Game Axe
- Also known as: Game Axe Color
- Manufacturer: Legend Technology Co., LTD. / Redant
- Product family: Famicom hardware clone
- Type: Handheld video game console
- Released: 1989; 37 years ago
- CPU: NMOS 6502 @ 1.8 MHz
- Display: Passive Matrix LCD screen with backlight
- Sound: pAPU (pseudo-Audio Processing Unit)
- Controller input: Digital joypad; A, B, Turbo A and Turbo B buttons
- Power: Six AA batteries or AC adapter 9VDC/500mA

= Game Axe =

Video game system released by Legend Technology in 1998

The Game Axe is an unlicensed handheld version of the Famicom, made by the Taiwanese hardware manufacturer Legend Technology Co., LTD. It is a portable Famiclone that can play Famicom games, and by using the included adapter, American and European Nintendo Entertainment System games.

==History==
Launched in 1989, The Game Axe made a comeback around 2000, being sold in Hong Kong, Taiwan, and Japan under the Redant brand.

==Design==
The design of the Game Axe was horizontal and similar in appearance to Sega's Game Gear. It had a 3.5-inch (model FC-812) or 4-inch (models FC-816/FC-868) colour LCD screen, two controller ports at the base, an AC jack, and an RCA jack, allowing the Game Axe to be plugged to a television and essentially replace a Famicom.

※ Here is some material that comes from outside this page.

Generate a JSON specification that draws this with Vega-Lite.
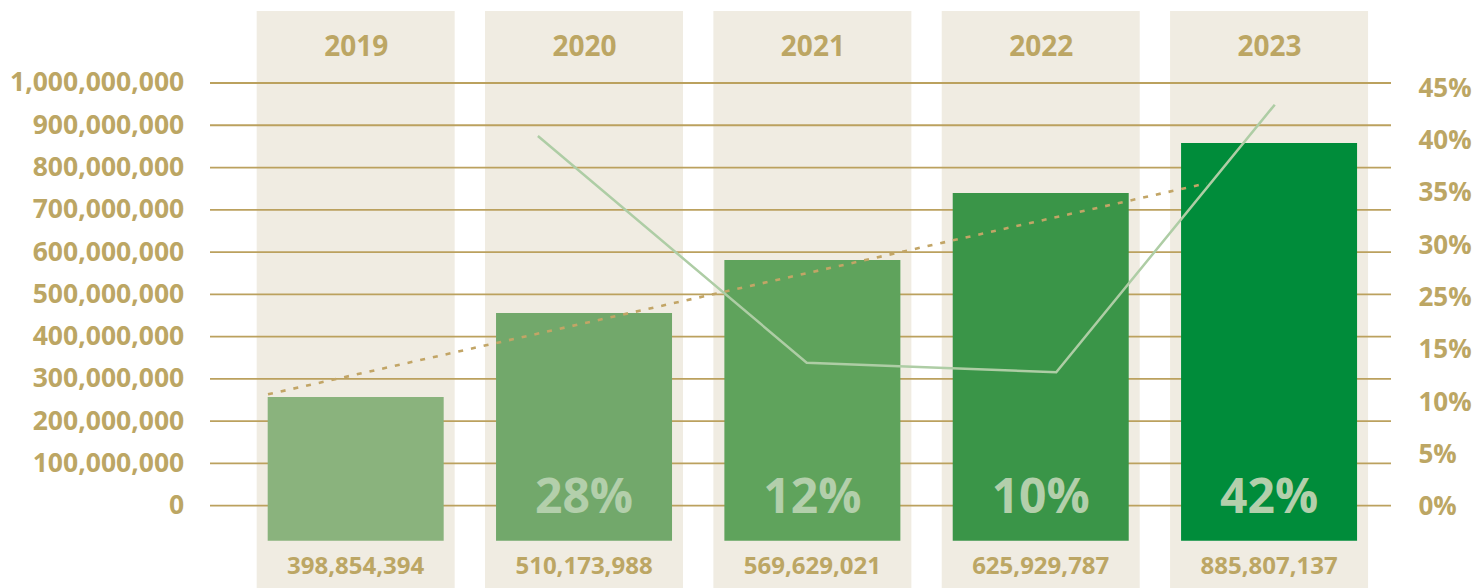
{
  "$schema": "https://vega.github.io/schema/vega-lite/v6.json",
  "autosize": {"type": "none"},
  "padding": {"left": 210, "top": 11, "right": 85, "bottom": 0},
  "width": 1181,
  "height": 577,
  "background": "#ffffff",
  "config": {"view": {"stroke": null}, "font": "Open Sans"},
  "datasets": {
    "years": [
      {"year": 2019, "value": 398854394, "bar": 257200000},
      {"year": 2020, "value": 510173988, "bar": 455900000, "growth": 0.28},
      {"year": 2021, "value": 569629021, "bar": 581300000, "growth": 0.12},
      {"year": 2022, "value": 625929787, "bar": 739800000, "growth": 0.10},
      {"year": 2023, "value": 885807137, "bar": 858100000, "growth": 0.42}
    ],
    "grid": [
      {"v": 0}, {"v": 100000000}, {"v": 200000000}, {"v": 300000000}, {"v": 400000000},
      {"v": 500000000}, {"v": 600000000}, {"v": 700000000}, {"v": 800000000}, {"v": 900000000}, {"v": 1000000000}
    ],
    "growthLine": [
      {"x": 2019.798, "level": 874600000, "growth": 0.28},
      {"x": 2020.975, "level": 338300000, "growth": 0.12},
      {"x": 2022.068, "level": 315600000, "growth": 0.10},
      {"x": 2023.025, "level": 948700000, "growth": 0.42}
    ],
    "trend": [
      {"x": 2018.616, "level": 263500000},
      {"x": 2022.727, "level": 762700000}
    ],
    "pctAxis": [
      {"label": "45%"}, {"label": "40%"}, {"label": "35%"}, {"label": "30%"}, {"label": "25%"},
      {"label": "15%"}, {"label": "10%"}, {"label": "5%"}, {"label": "0%"}
    ]
  },
  "layer": [
    {
      "layer": [
        {
          "data": {"name": "years"},
          "mark": {"type": "bar", "width": 198, "color": "#f0ece2", "orient": "vertical"},
          "encoding": {
            "x": {
              "field": "year", "type": "quantitative", "title": null,
              "scale": {"domain": [2018.362, 2023.534], "nice": false, "zero": false, "padding": 0},
              "axis": {
                "orient": "top", "values": [2019, 2020, 2021, 2022, 2023], "format": "d",
                "domain": false, "ticks": false, "grid": false, "labelFlush": false,
                "labelPadding": -36, "labelBaseline": "middle", "zindex": 1,
                "labelFont": "Open Sans", "labelFontSize": 28, "labelFontWeight": "bold",
                "labelColor": "#bca664"
              }
            },
            "y": {"datum": 1170300000, "type": "quantitative", "title": null,
              "scale": {"domain": [-194700000, 1170300000], "nice": false, "zero": false, "padding": 0}},
            "y2": {"datum": -194700000}
          }
        },
        {
          "data": {"name": "grid"},
          "mark": {"type": "rule", "color": "#bba15e", "strokeWidth": 1.8},
          "encoding": {
            "y": {
              "field": "v", "type": "quantitative", "title": null,
              "axis": {
                "orient": "left",
                "values": [0, 100000000, 200000000, 300000000, 400000000, 500000000, 600000000, 700000000, 800000000, 900000000, 1000000000],
                "format": ",d", "domain": false, "ticks": false, "grid": false,
                "labelPadding": 26.3, "labelFont": "Open Sans", "labelFontSize": 26.5,
                "labelFontWeight": "bold", "labelColor": "#bca664"
              }
            }
          }
        },
        {
          "data": {"name": "years"},
          "mark": {"type": "bar", "width": 176, "orient": "vertical"},
          "encoding": {
            "x": {"field": "year", "type": "quantitative", "title": null},
            "y": {"field": "bar", "type": "quantitative", "title": null},
            "y2": {"datum": -82800000},
            "color": {
              "field": "year", "type": "ordinal", "legend": null,
              "scale": {"domain": [2019, 2020, 2021, 2022, 2023], "range": ["#8ab37d", "#72a86b", "#5fa35c", "#3a9548", "#008c3a"]}
            }
          }
        },
        {
          "data": {"name": "trend"},
          "mark": {"type": "line", "color": "#c2a566", "strokeWidth": 2.6, "strokeDash": [5, 8]},
          "encoding": {
            "x": {"field": "x", "type": "quantitative", "title": null},
            "y": {"field": "level", "type": "quantitative", "title": null}
          }
        },
        {
          "data": {"name": "growthLine"},
          "mark": {"type": "line", "color": "#aecda5", "strokeWidth": 2.5},
          "encoding": {
            "x": {"field": "x", "type": "quantitative", "title": null},
            "y": {"field": "level", "type": "quantitative", "title": null}
          }
        },
        {
          "data": {"name": "years"},
          "transform": [{"filter": "datum.growth != null"}],
          "mark": {"type": "text", "font": "Open Sans", "fontWeight": "bold", "fontSize": 48, "color": "#b3cfab", "baseline": "middle", "align": "center", "dy": -42},
          "encoding": {
            "x": {"field": "year", "type": "quantitative", "title": null},
            "y": {"datum": -82800000, "type": "quantitative"},
            "text": {"field": "growth", "type": "quantitative", "format": ".0%"}
          }
        },
        {
          "data": {"name": "years"},
          "mark": {"type": "text", "font": "Open Sans", "fontWeight": "bold", "fontSize": 24, "color": "#bca664", "baseline": "middle", "align": "center", "dy": 26.3},
          "encoding": {
            "x": {"field": "year", "type": "quantitative", "title": null},
            "y": {"datum": -82800000, "type": "quantitative"},
            "text": {"field": "value", "type": "quantitative", "format": ",d"}
          }
        }
      ]
    },
    {
      "data": {"name": "pctAxis"},
      "mark": {"type": "rule", "strokeOpacity": 0},
      "encoding": {
        "y": {
          "field": "label", "type": "ordinal", "title": null,
          "scale": {"type": "point", "domain": [" ", "45%", "40%", "35%", "30%", "25%", "15%", "10%", "5%", "0%", "  "], "padding": 0.5122, "align": 0.46, "round": false},
          "axis": {
            "orient": "right", "domain": false, "ticks": false, "grid": false,
            "labelPadding": 27, "labelFont": "Open Sans", "labelFontSize": 26,
            "labelFontWeight": "bold", "labelColor": "#bca664", "labelAngle": 0
          }
        }
      }
    }
  ],
  "resolve": {"scale": {"y": "independent"}, "axis": {"y": "independent"}}
}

=== Technical specifications ===
These are the basic technical specifications for the Game Axe:

- Power: 9 volts DC 500-1000mA / 6 AA batteries.
- CPU: NMOS 6502 at 1.8 MHz
- Graphics: PPU (Picture Processing Unit)
- Display: 3.8 inch Passive Matrix LCD screen with backlight.
- Sound: pAPU (pseudo-Audio Processing Unit)
- Connectors:
  - DC in, cartridge slot, A/V Out, RCA A/V in (component video Y-cable connecting to 1/8” mini jack)
  - Controllers
  - A/V Out (using standard Sega Genesis A/V out cord)
  - Phones

===Issues with the NES cartridge adapter===
Due to the necessity of an extra adapter, the Game Axe suffers severe stability issues if playing NES games while holding the device. Any jarring of the hand held causes NES games to lose enough contact to freeze or shut off.